10k users is by no means small!

DRZ · 8 Sep 2013 at 22:13

I think that entirely depends on a few factors and it influences the way you think about it. I've worked with more than 10,000 users in a city size area with more than 100 sites - that's a very different proposition to a global organisation with pockets of users ranging from less than 5 to more than 2,000. The latter is a different challenge to the former (and I personally prefer it because it means I get to jet all over the world!

)

This also depends on how you classify users. I just count users as internal resources that I need to keep fed and watered to perform their job. That is the side of what we do that I tend to (as a part of our global team, of course). What I'm not directly responsible for is the millions upon millions of people that use our services every single day. It would be unrealistic to suggest that they made up our "user count" but they do matter!

Yamahahahahaha · 8 Sep 2013 at 23:40

Small is under 100 users. Small - Medium can vary from 100+ to 250+ users. Enterprise is 1000+ users.

We haven't got anything that means looking after more than a few thousand yet. The contracts we have had come up in the five figures of users tend to be uneconomical because they want to cut lots of unusual corners that only a few vendors in the market can actually fill. Good luck to them if they think they can get away with it, but for my perspective it's more hassle to take them on than not. Plus you end up doing more and more to please these clients who can sink the company by not paying up on time, it's not worth the risk for the relatively small upside.

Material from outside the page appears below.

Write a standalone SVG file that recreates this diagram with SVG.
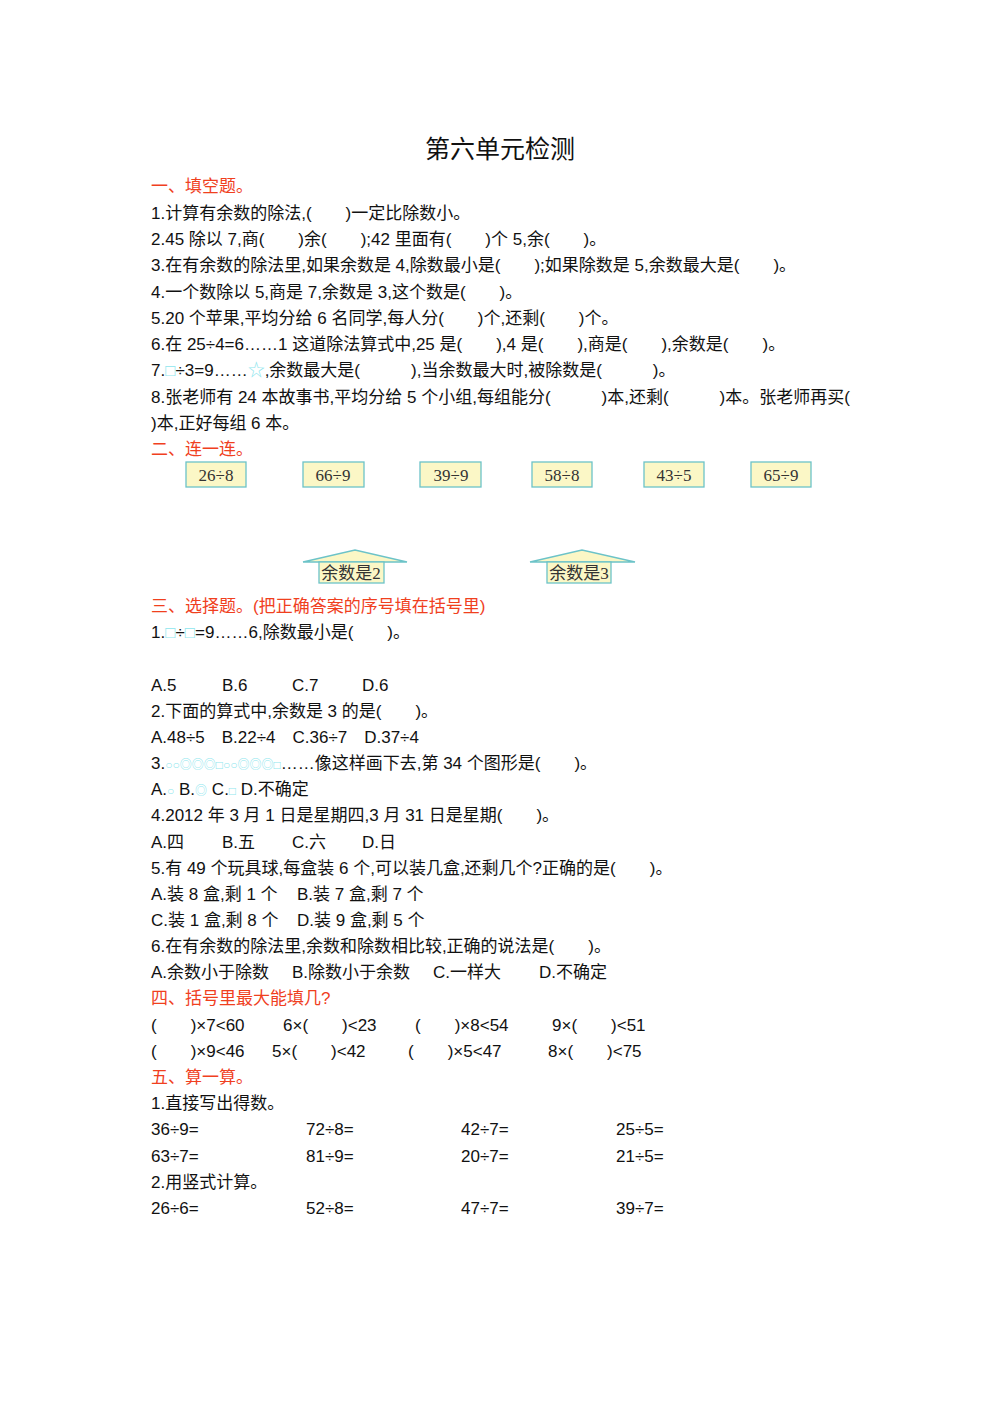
<svg xmlns="http://www.w3.org/2000/svg" width="1000" height="1414" viewBox="0 0 1000 1414">
<style>
text{font-family:"Liberation Sans","Noto Sans CJK SC",sans-serif;font-size:17px;fill:#111}
.h{fill:#f0401e}
.t{font-size:25px}
.s{fill:#8ee6ee}
.bx{fill:#fbf7c6;stroke:#6cc3c8;stroke-width:1.3}
.bt{font-family:"Liberation Serif","Noto Sans CJK SC",serif;font-size:17px;fill:#333;text-anchor:middle}
</style>
<rect width="1000" height="1414" fill="#fff"/>
<text class="t" x="500" y="158" text-anchor="middle">第六单元检测</text>
<text class="h" x="151" y="192">一、填空题。</text>
<text x="151" y="219">1.计算有余数的除法,(　　)一定比除数小。</text>
<text x="151" y="245">2.45 除以 7,商(　　)余(　　);42 里面有(　　)个 5,余(　　)。</text>
<text x="151" y="271">3.在有余数的除法里,如果余数是 4,除数最小是(　　);如果除数是 5,余数最大是(　　)。</text>
<text x="151" y="298">4.一个数除以 5,商是 7,余数是 3,这个数是(　　)。</text>
<text x="151" y="324">5.20 个苹果,平均分给 6 名同学,每人分(　　)个,还剩(　　)个。</text>
<text x="151" y="350">6.在 25÷4=6……1 这道除法算式中,25 是(　　),4 是(　　),商是(　　),余数是(　　)。</text>
<text x="151" y="376">7.<tspan class="s">□</tspan>÷3=9……<tspan class="s">☆</tspan>,余数最大是(　　　),当余数最大时,被除数是(　　　)。</text>
<text x="151" y="403">8.张老师有 24 本故事书,平均分给 5 个小组,每组能分(　　　)本,还剩(　　　)本。张老师再买(</text>
<text x="151" y="429">)本,正好每组 6 本。</text>
<text class="h" x="151" y="455">二、连一连。</text>
<g id="b1"><rect class="bx" x="186" y="462" width="60" height="25"/><text class="bt" x="216" y="481">26÷8</text></g>
<g id="b2"><rect class="bx" x="303" y="462" width="61" height="25"/><text class="bt" x="333" y="481">66÷9</text></g>
<g id="b3"><rect class="bx" x="420" y="462" width="61" height="25"/><text class="bt" x="451" y="481">39÷9</text></g>
<g id="b4"><rect class="bx" x="532" y="462" width="60" height="25"/><text class="bt" x="562" y="481">58÷8</text></g>
<g id="b5"><rect class="bx" x="644" y="462" width="60" height="25"/><text class="bt" x="674" y="481">43÷5</text></g>
<g id="b6"><rect class="bx" x="751" y="462" width="60" height="25"/><text class="bt" x="781" y="481">65÷9</text></g>
<g id="h1"><polygon class="bx" points="303,562 355,550 407,562"/><rect class="bx" x="319" y="562" width="65" height="21"/><text class="bt" x="351" y="579">余数是2</text></g>
<g id="h2"><polygon class="bx" points="530,562 582,550 635,562"/><rect class="bx" x="547" y="562" width="64" height="21"/><text class="bt" x="579" y="579">余数是3</text></g>
<g id="connectors"></g>
<text class="h" x="151" y="612">三、选择题。(把正确答案的序号填在括号里)</text>
<text x="151" y="638">1.<tspan class="s">□</tspan>÷<tspan class="s">□</tspan>=9……6,除数最小是(　　)。</text>
<text x="151" y="691">A.5</text><text x="222" y="691">B.6</text><text x="292" y="691">C.7</text><text x="362" y="691">D.6</text>
<text x="151" y="717">2.下面的算式中,余数是 3 的是(　　)。</text>
<text x="151" y="743">A.48÷5　B.22÷4　C.36÷7　D.37÷4</text>
<text x="151" y="769">3.<tspan class="s" font-size="12">○○◎◎◎□○○◎◎◎□</tspan>……像这样画下去,第 34 个图形是(　　)。</text>
<text x="151" y="795">A.<tspan class="s" font-size="12">○</tspan>  B.<tspan class="s" font-size="12">◎</tspan>  C.<tspan class="s" font-size="12">□</tspan>  D.不确定</text>
<text x="151" y="821">4.2012 年 3 月 1 日是星期四,3 月 31 日是星期(　　)。</text>
<text x="151" y="848">A.四</text><text x="222" y="848">B.五</text><text x="292" y="848">C.六</text><text x="362" y="848">D.日</text>
<text x="151" y="874">5.有 49 个玩具球,每盒装 6 个,可以装几盒,还剩几个?正确的是(　　)。</text>
<text x="151" y="900">A.装 8 盒,剩 1 个</text><text x="297" y="900">B.装 7 盒,剩 7 个</text>
<text x="151" y="926">C.装 1 盒,剩 8 个</text><text x="297" y="926">D.装 9 盒,剩 5 个</text>
<text x="151" y="952">6.在有余数的除法里,余数和除数相比较,正确的说法是(　　)。</text>
<text x="151" y="978">A.余数小于除数</text><text x="292" y="978">B.除数小于余数</text><text x="433" y="978">C.一样大</text><text x="539" y="978">D.不确定</text>
<text class="h" x="151" y="1004">四、括号里最大能填几?</text>
<text x="151" y="1031">(　　)×7&lt;60</text><text x="283" y="1031">6×(　　)&lt;23</text><text x="415" y="1031">(　　)×8&lt;54</text><text x="552" y="1031">9×(　　)&lt;51</text>
<text x="151" y="1057">(　　)×9&lt;46</text><text x="272" y="1057">5×(　　)&lt;42</text><text x="408" y="1057">(　　)×5&lt;47</text><text x="548" y="1057">8×(　　)&lt;75</text>
<text class="h" x="151" y="1083">五、算一算。</text>
<text x="151" y="1109">1.直接写出得数。</text>
<text x="151" y="1135">36÷9=</text><text x="306" y="1135">72÷8=</text><text x="461" y="1135">42÷7=</text><text x="616" y="1135">25÷5=</text>
<text x="151" y="1162">63÷7=</text><text x="306" y="1162">81÷9=</text><text x="461" y="1162">20÷7=</text><text x="616" y="1162">21÷5=</text>
<text x="151" y="1188">2.用竖式计算。</text>
<text x="151" y="1214">26÷6=</text><text x="306" y="1214">52÷8=</text><text x="461" y="1214">47÷7=</text><text x="616" y="1214">39÷7=</text>
</svg>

The other problem with these kind of contracts is that if one of the huge competitors (Microsoft Azure etc.) come up with an exact fit for what they need, it will be cheaper than what we can offer and they will be out the door as soon as the contract is over - again not worth the risk or smallish margins. Our margins come from value-add work, which is our bread and butter, not tier 1 and 2 tech support for end users.